Si les cinq pre­mières chan­sons de l’album mon­trant les dan­gers du fana­tisme, du racisme – et même du refuge dans les sucre­ries ! – nous confrontent à nos réa­li­tés déses­pé­rantes – que sym­bo­lise si bien cet ours mena­çant du ver­so de la pochette– toutes les autres chan­sons s’attachent à la beau­té, à la ten­dresse. A l’amour… Et même le titre Marianne qui ras­semble « les heures douces devant les ter­rasses bon­dées de bière rousse », la pré­sence d’une Marianne, douce amie, légè­re­ment mélan­co­lique et inquiète ce jour là puis, bru­ta­le­ment, le sang, les cris et la dou­leur « que rien n’efface, qui nous mutile ».

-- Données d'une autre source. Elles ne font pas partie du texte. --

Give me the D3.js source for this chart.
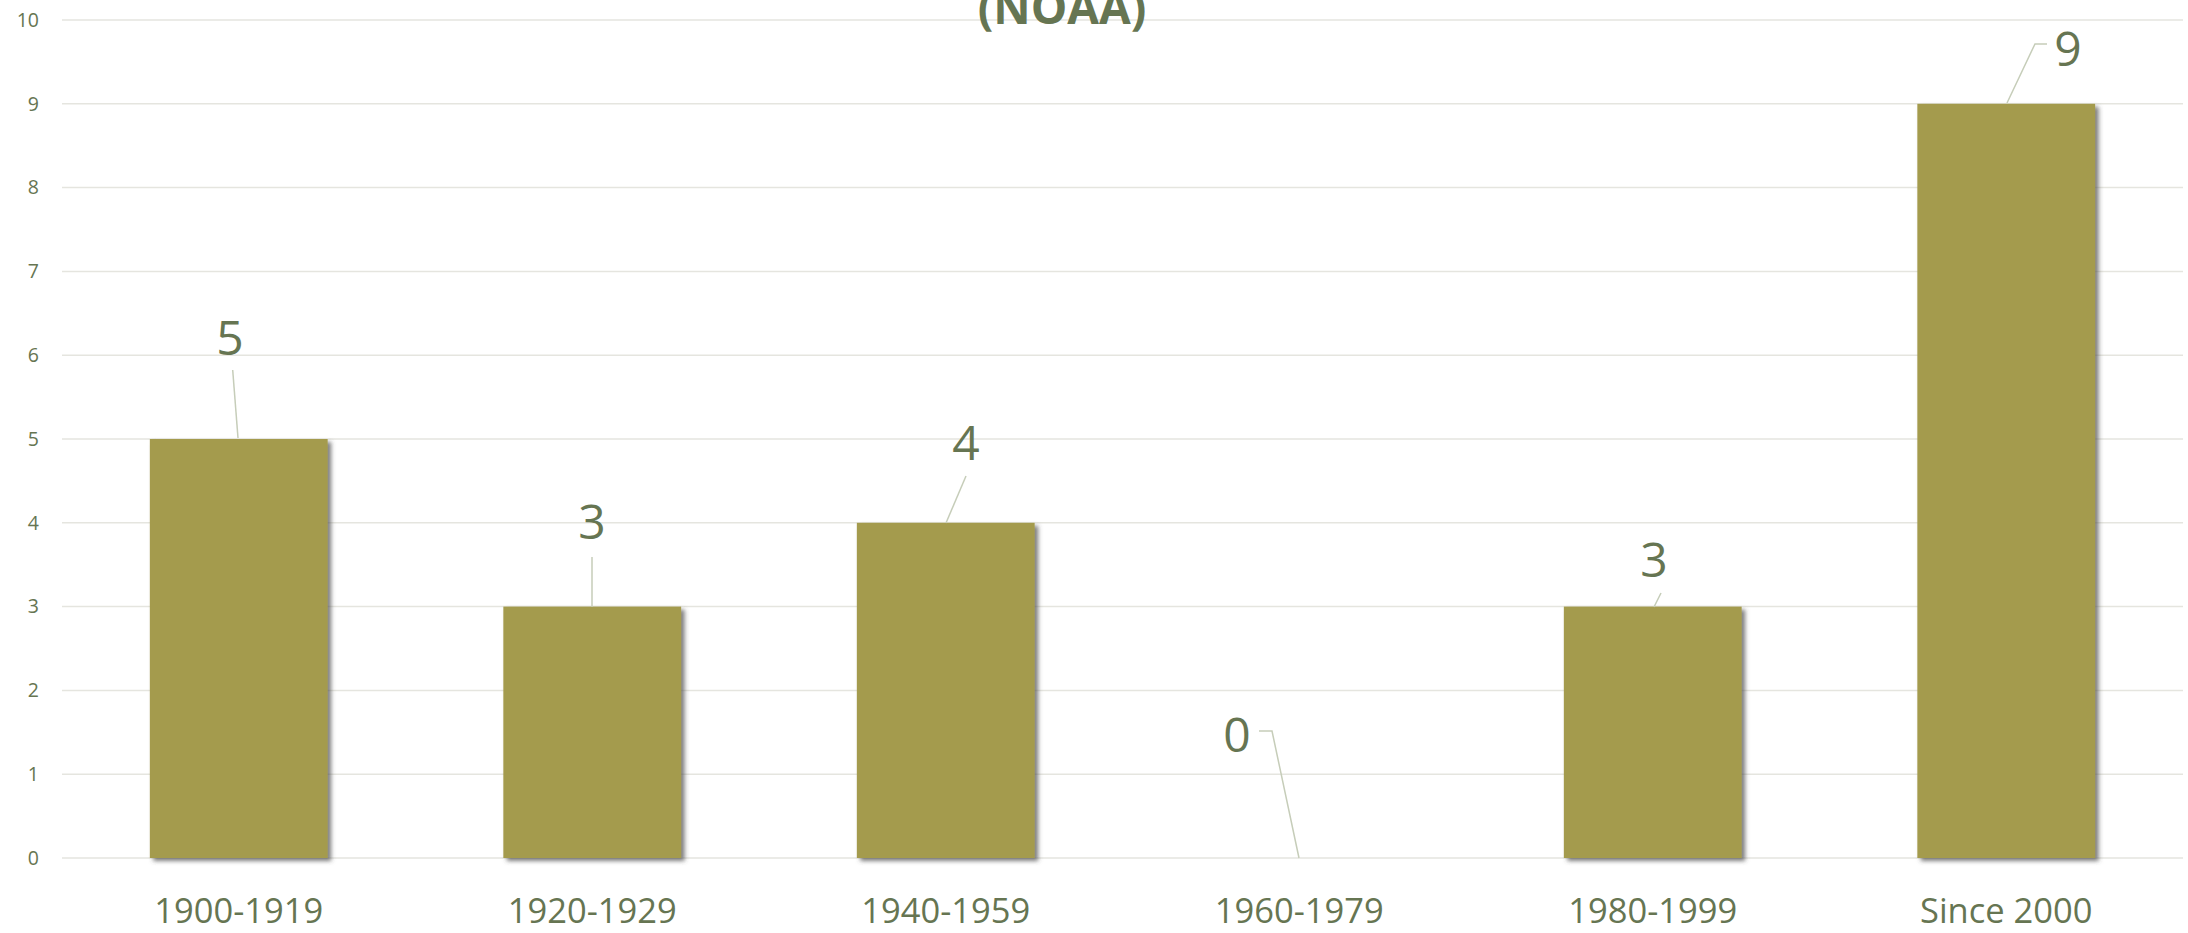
<!DOCTYPE html>
<html><head><meta charset="utf-8">
<script src="https://cdn.jsdelivr.net/npm/d3@7"></script>
<style>html,body{margin:0;padding:0;background:#fff;}svg{display:block;}</style>
</head><body>
<script>
const categories = ["1900-1919","1920-1929","1940-1959","1960-1979","1980-1999","Since 2000"];
const values = [5,3,4,0,3,9];
const yTicks = [0,1,2,3,4,5,6,7,8,9,10];
const titleText = "(NOAA)";

const W = 2188, H = 933;
const svg = d3.select("body").append("svg").attr("width", W).attr("height", H);
const defs = svg.append("defs");
const f = defs.append("filter").attr("id","sh").attr("x","-10%").attr("y","-10%").attr("width","130%").attr("height","130%");
f.append("feDropShadow").attr("dx",3.5).attr("dy",3).attr("stdDeviation",2).attr("flood-color","#444").attr("flood-opacity",0.7);

const x = d3.scaleBand().domain(categories).range([62, 2183]).paddingInner(0.497).paddingOuter(0.2485);
const y = d3.scaleLinear().domain([0,10]).range([858, 20]);
const txt = "#667552";

// gridlines
svg.append("g").selectAll("line").data(yTicks).join("line")
  .attr("x1",62).attr("x2",2183).attr("y1",d=>y(d)).attr("y2",d=>y(d))
  .attr("stroke","#E5E5DF").attr("stroke-width",1.5);

// y axis labels
const yAxis = d3.axisLeft(y).tickValues(yTicks).tickSize(0).tickPadding(0);
const ga = svg.append("g").attr("transform","translate(39,0)").call(yAxis);
ga.select(".domain").remove();
ga.selectAll("text").attr("fill",txt).attr("font-family","Open Sans").attr("font-size",19.5);

// bars
svg.append("g").selectAll("rect").data(values).join("rect")
  .attr("x",(d,i)=>x(categories[i])).attr("width",x.bandwidth())
  .attr("y",d=>y(d)).attr("height",d=>y(0)-y(d))
  .attr("fill","#A49B4D").attr("filter","url(#sh)");

// x axis labels
const xAxis = d3.axisBottom(x).tickSize(0).tickPadding(0);
const gx = svg.append("g").attr("transform","translate(0,923)").call(xAxis);
gx.select(".domain").remove();
gx.selectAll("text").attr("dy",0).attr("fill",txt).attr("font-family","Open Sans").attr("font-size",34.5);

// leader lines
const leaders = [
  [[232.7,370],[238,438]],
  [[592,557],[592,607]],
  [[966,476],[946,523]],
  [[1259,731],[1272,731],[1299,858]],
  [[1661,593],[1654,607]],
  [[2047,44],[2035,44],[2007,103]]
];
svg.append("g").selectAll("path").data(leaders).join("path")
  .attr("d",d=>d3.line()(d)).attr("fill","none").attr("stroke","#C6CDB9").attr("stroke-width",1.5);

// value labels
const lblPos = [[230,336],[592,520],[966,441],[1237,733],[1654,558],[2068,47]];
svg.append("g").selectAll("text").data(values).join("text")
  .attr("x",(d,i)=>lblPos[i][0]).attr("y",(d,i)=>lblPos[i][1])
  .attr("text-anchor","middle").attr("dominant-baseline","central")
  .attr("fill",txt).attr("font-family","Open Sans").attr("font-size",48)
  .text(d=>d);

// title (partially cut off at top)
svg.append("text").attr("x",1062).attr("y",24).attr("text-anchor","middle")
  .attr("fill",txt).attr("font-family","Open Sans").attr("font-weight","bold").attr("font-size",46)
  .text(titleText);
</script>
</body></html>
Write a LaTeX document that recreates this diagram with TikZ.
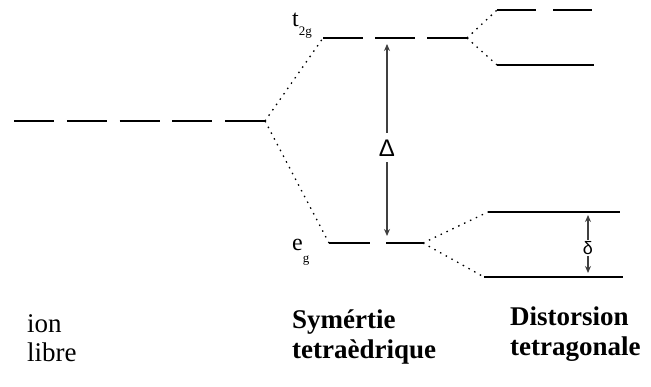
\documentclass[tikz,border=0pt]{standalone}
\usepackage{fontspec}
\setmainfont{Liberation Serif}
\newfontfamily\grkfont{Liberation Sans}
\usetikzlibrary{arrows.meta}
\newcommand{\orbsub}[2]{\raisebox{#1}{\fontsize{13}{13}\selectfont #2}}

\begin{document}
\begin{tikzpicture}[
  x=1pt, y=-1pt, >={Stealth[length=7pt,width=6pt]},
  lvl/.style={line width=2.6pt},
  dgn/.style={lvl, dash pattern=on 40pt off 12pt},
  corr/.style={line width=1.3pt, dash pattern=on 1.5pt off 5pt},
  gap/.style={<->, line width=1.4pt, black!75},
  lbl/.style={font=\fontsize{27}{31}\selectfont, anchor=base west, inner sep=0pt},
  hd/.style={lbl, font=\fontsize{27}{31}\selectfont\bfseries},
  orb/.style={font=\fontsize{24}{24}\selectfont, anchor=base west, inner sep=0pt},
  sym/.style={fill=white, inner sep=1pt}
]
\useasboundingbox (0,0) rectangle (651,387);

% level end points
\coordinate (ion-l) at (14,121);
\coordinate (ion-r) at (265,121);
\coordinate (t-l) at (323,38);
\coordinate (t-r) at (467,38);
\coordinate (e-l) at (329,243);
\coordinate (e-r) at (423,243);
\coordinate (tu-l) at (497,10);
\coordinate (tu-r) at (592,10);
\coordinate (tl-l) at (497,65);
\coordinate (tl-r) at (594,65);
\coordinate (eu-l) at (488,212);
\coordinate (eu-r) at (620,212);
\coordinate (el-l) at (484,277);
\coordinate (el-r) at (623,277);

% levels
\draw[dgn, dash pattern=on 40pt off 12.75pt] (ion-l) -- (ion-r);
\draw[dgn] (t-l) -- (t-r);
\draw[dgn, dash pattern=on 41pt off 16pt] (e-l) -- (e-r);
\draw[dgn, dash pattern=on 39pt off 17pt] (tu-l) -- (tu-r);
\draw[lvl] (tl-l) -- (tl-r);
\draw[lvl] (eu-l) -- (eu-r);
\draw[lvl] (el-l) -- (el-r);

% correlation lines
\draw[corr] (ion-r) -- (t-l);
\draw[corr] (ion-r) -- (e-l);
\draw[corr] (t-r) -- (tu-l);
\draw[corr] (t-r) -- (tl-l);
\draw[corr] (e-r) -- (eu-l);
\draw[corr] (e-r) -- (el-l);

% splittings
\coordinate (Dtop) at (387,44);
\coordinate (Dbot) at (387,236);
\coordinate (dtop) at (588,215);
\coordinate (dbot) at (588,273);
\draw[gap] (Dtop) -- (Dbot);
\draw[gap] (dtop) -- (dbot);
\node[sym, minimum height=29pt, font=\grkfont\fontsize{24}{24}\selectfont] (Delta) at (387,148) {Δ};
\node[sym, font=\grkfont\fontsize{18}{18}\selectfont] (delta) at (588,248) {δ};

% orbital labels
\node[orb] (t2g) at (292,27) {t\orbsub{-9pt}{2g}};
\node[orb] (eg) at (292,251) {e\orbsub{-12pt}{g}};

% column titles
\node[lbl] (ion) at (27,333) {ion};
\node[lbl] (libre) at (27,362) {libre};
\node[hd] (sym1) at (292,329) {Symértie};
\node[hd] (sym2) at (292,359) {tetraèdrique};
\node[hd] (dist1) at (510,326) {Distorsion};
\node[hd] (dist2) at (510,356) {tetragonale};
\end{tikzpicture}
\end{document}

Cer­tains titres évoquent clai­re­ment l’univers de Pierre Per­ret, tout en humour et ten­dresse… Je veux un chien … « C’est ton copain, il fait pas les choses à moi­tié, c’est vrai, ça sert à rien, mais… » Ou bien La fille à Pier­rot, cette « beau­té en fleur… On n’ose pas contem­pler son chi­gnon de peur qu’il se détache et s’attache au fond du cœur »… Ou bien encore cette lettre bou­le­ver­sante d’un père à son fils, Salut mon grand, « Je ne suis pas en train d’écrire tout un roman, mais quelques pen­sées douces au mec que m’a don­né ta maman »… En somme la parade contre la colère et la vio­lence, c’est l’amour… « La grande secousse à nos âmes éga­rées »… Et même si le monde va mal, il faut rela­ti­vi­ser, écrit avec bon sens le « papou­net » : « Vivre de nos jours c’est au moins aus­si moel­leux que d’être un gueux en 1381 ».

Avant que la mort ne nous délivre de tout et même de la dou­ceur d’aimer, « avant d’aller voir si c’est beau vu d’en bas ou de là –haut… Entre deux diables ou deux anges nus », avant d’aller retrou­ver ceux et celles qui nous ont devan­cés – qui sait ?- lais­sons –nous aller à savou­rer « la « méca­nique uni­ver­selle » du vivant, celle qui fait refleu­rir au prin­temps le ceri­sier qu’un obus de la guerre avait plié.

« Il est doux le temps des cerises et sa dou­ceur me ren­dra fou. »

** Je découvre, amu­sée et ravie de la coïn­ci­dence, que Fla­vie Gir­val dans le numé­ro 9 d’Hexa­gone a don­né ce même titre (emprun­té à la chan­son Por­té) à son entre­tien avec Alexis HK.